One linguistic puzzle Kim hopes to solve (or at least better understand) with the help of language models is the mystery of dative alternation. Dative alternation refers to the way English speakers alternate their sentence structures when using certain verbs. For example, both these structures are commonly accepted: “I gave a gift to Jane” and “I gave Jane a gift.” But that’s not true for these examples: “I donated a book to the library” and “I donated the library a book.” The second sentence just sounds wrong. English contains many examples of dative alternation, and the precise reasons why some verbs alternate and others don’t remain a mystery.

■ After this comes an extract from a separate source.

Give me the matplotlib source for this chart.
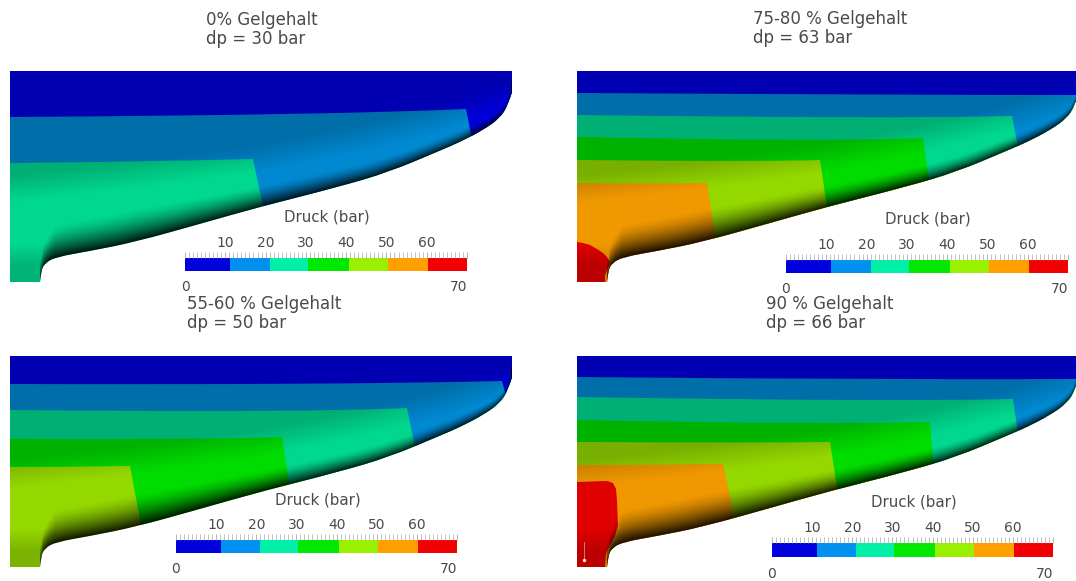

Experimental linguists have tried to solve the mystery by teaching children made-up verbs (pilk, floose) and then building experiments to see how they use those verbs under different learning conditions. But large-scale child studies are hard to run, so Kim has begun a research study using language models as simulated child subjects. She doubts language models can ever fully replace human research subjects, but she wants to use the technology to test a wide range of hypotheses, in hopes of identifying ones promising enough to test in toddlers.
So far, she’s encouraged by her results, but she’s not convinced AI technology is about to revolutionize the field of linguistics.
“This is a new set of tools that you can use,” she says, “but I don’t think this is going to transform every aspect of existing language science.” That said, Kim is excited to use these new tools and is optimistic about their potential to push her research forward.